The decision in Lucas, questionably mooted by Trimble but restored and reaffirmed by Lalli, validates dependency presumptions promulgated by Congress and in light of this court's ruling that the Georgia intestacy statute is constitutionally sound, presents to the court the same questions of law;[2]Lucas is therefore controlling.

The court thus concludes that plaintiff's attack on the constitutionality of 42 U.S.C. §§ 402(d)(1) and 416(h)(2)(A) is without merit, and rules further that the decision of the Secretary finding plaintiff not to be entitled to recover under the Act is supported by substantial evidence. The decision of the Secretary is accordingly affirmed.

NOTES

[1] Georgia Code Ann. § 113-904 provides in part: "Bastards have no inheritable blood, except that given to them by express law. . ." The express provisions, §§ 74-101 and 74-103 provide procedures whereby an illegitimate child may be legitimated.

Georgia Code Ann. § 74-101 provides in part: "The marriage of the mother and reputed father of an illegitimate child, and the recognition of such child as his, shall render the child legitimate . . .."

Georgia Code Ann. § 74-103 provides: "A father of an illegitimate child may render the same legitimate by petitioning the superior court of the county of his residence . . .."

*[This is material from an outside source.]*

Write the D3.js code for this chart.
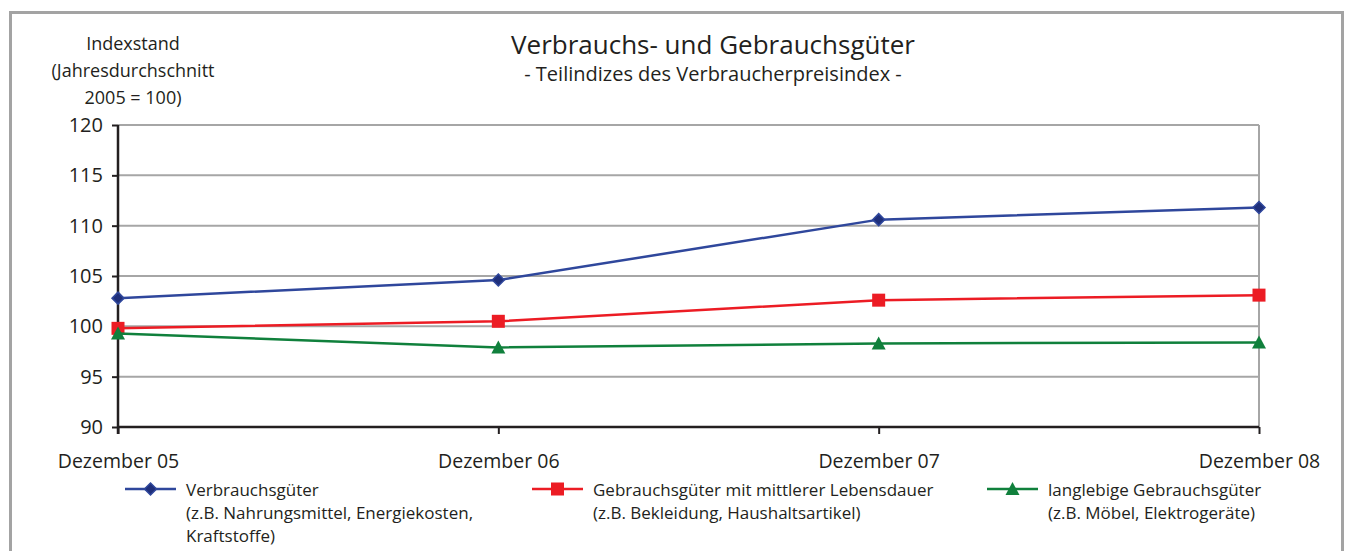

[2] The Court in Lucas, n. 18, reserved the question of eligibility of benefits when a state intestacy law is constitutionally infirm. The Court intimated in footnote 18 that a claimant would be eligible for benefits in such a situation, stating: "Appellees do not suggest, and we are unwilling to assume, that discrimination against children in appellee's class in state intestacy laws is constitutionally prohibited, see Labine v. Vincent, 401 U.S. 532, 91 S. Ct. 1017, 28 L. Ed. 2d 288 (1971), in which case appellees would be made eligible for benefits under § 216(h)(2)(A)." 427 U.S. 495 at 515, 96 S. Ct. 2755 at 2767, 49 L. Ed. 2d 651 at 667. In the instant case, the Georgia intestacy law has been upheld as constitutionally sound, therefore, the posture of the case falls squarely within the holding of Lucas. This court is not now faced with the question outlined in footnote 18, Lucas.